Don’t Like Copilots Because Humans Get In The Way Of AI: Vinod Khosla

Vinod Khosla has never had much patience for half-measures.

The Sun Microsystems co-founder and Khosla Ventures founder has long argued that AI will reshape the nature of work far more radically than most people are willing to accept, and his views on how companies should deploy AI reflect that impatience. While the dominant approach in enterprise AI right now is the copilot model — AI that sits alongside a human worker and assists them — Khosla thinks that framing is fundamentally broken. “I generally favour going after the bolder, bigger path to get there faster,” he said, “but most people prefer incremental paths of being a copilot, assisting somebody.”

His problem with this approach isn’t theoretical. “Humans get in the way of copilots,” Khosla said. “They’re just really poor at it, and they don’t want to change.” The copilot model, in his view, assumes a level of human adaptability and willingness to evolve that simply doesn’t exist in most workplaces.

He offered accountants as a concrete example of why. “Accountants don’t want an accounting copilot. They just think their job is threatened.” And if that’s the psychological reality — if workers are going to resist and resent AI assistance regardless — Khosla sees little reason to go through the motions of a gentler transition. “You might as well just try and threaten their job directly. So I prefer that strategy.”

It’s a deliberately provocative way to frame things, but the underlying logic has some weight to it. The copilot model depends on humans actively collaborating with AI, improving their outputs, catching errors, and iterating. When the human in that loop is disengaged or defensive, the system degrades. Khosla’s point is that the friction isn’t a bug that better change management can fix — it’s a structural feature of how people respond to perceived threats to their livelihoods.

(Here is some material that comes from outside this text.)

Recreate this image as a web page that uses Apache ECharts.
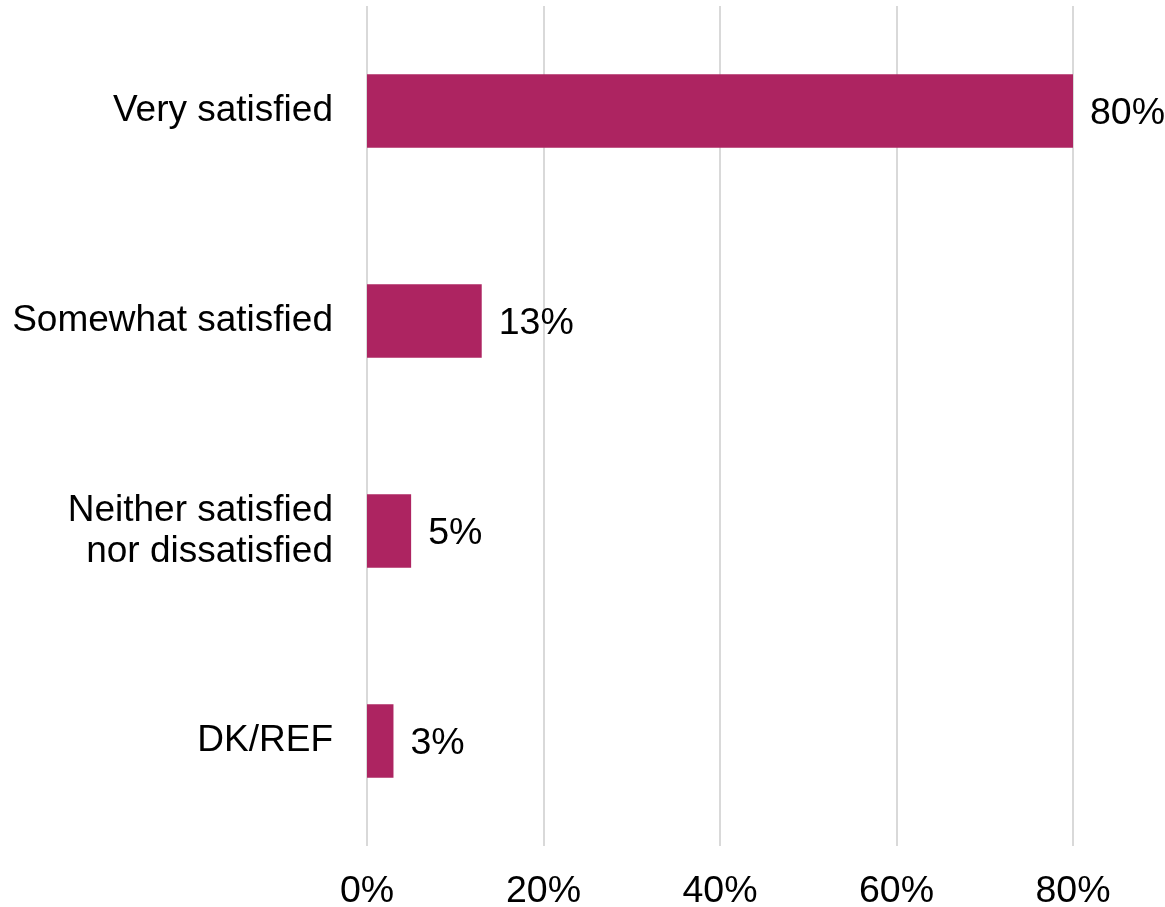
<!DOCTYPE html>
<html>
<head>
<meta charset="utf-8">
<style>
  html, body { margin: 0; padding: 0; background: #ffffff; }
  #chart { width: 1165px; height: 907px; }
</style>
<script src="https://cdn.jsdelivr.net/npm/echarts@6/dist/echarts.min.js"></script>
</head>
<body>
<div id="chart"></div>
<script>
// Satisfaction responses, top to bottom
const categories = [
  'Very satisfied',
  'Somewhat satisfied',
  'Neither satisfied\nnor dissatisfied',
  'DK/REF'
];
const shares = [80, 13, 5, 3];
const xTicks = [0, 20, 40, 60, 80];

const barColor = '#AD2461';
const font = 'Liberation Sans, Arial, sans-serif';

const chart = echarts.init(document.getElementById('chart'));
chart.setOption({
  animation: false,
  grid: {
    left: 367, right: 92, top: 6, bottom: 61,
    containLabel: false,
    outerBoundsMode: 'none'
  },
  xAxis: {
    type: 'value',
    min: xTicks[0],
    max: xTicks[xTicks.length - 1],
    interval: xTicks[1] - xTicks[0],
    axisLine: { show: false },
    axisTick: { show: false },
    splitLine: { show: true, lineStyle: { color: '#d9d9d9', width: 2 } },
    axisLabel: {
      formatter: v => v + '%',
      color: '#000',
      fontFamily: font,
      fontSize: 37.5,
      margin: 27
    }
  },
  yAxis: {
    type: 'category',
    inverse: true,
    data: categories,
    axisLine: { show: false },
    axisTick: { show: false },
    axisLabel: {
      color: '#000',
      fontFamily: font,
      fontSize: 37,
      lineHeight: 41,
      margin: 34,
      align: 'right',
      padding: [8, 0, 0, 0]
    }
  },
  series: [{
    type: 'bar',
    data: shares,
    barWidth: '35%',
    itemStyle: { color: barColor },
    label: {
      show: true,
      position: 'right',
      distance: 17,
      offset: [0, 3],
      formatter: p => p.value + '%',
      color: '#000',
      fontFamily: font,
      fontSize: 37.5
    }
  }]
});
</script>
</body>
</html>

This sits within a broader worldview that Khosla has been articulating with increasing sharpness. He has predicted that 80% of all jobs will be within AI’s reach by 2030 and that IT services will mostly disappear in their current form. Against that backdrop, building products that smooth the human-AI handoff starts to look like misplaced effort. If the destination is full automation, the copilot is just a detour. For investors and founders watching where the real bets are being placed, Khosla’s preference for the “bolder, bigger path” is less a philosophical stance than an investment thesis.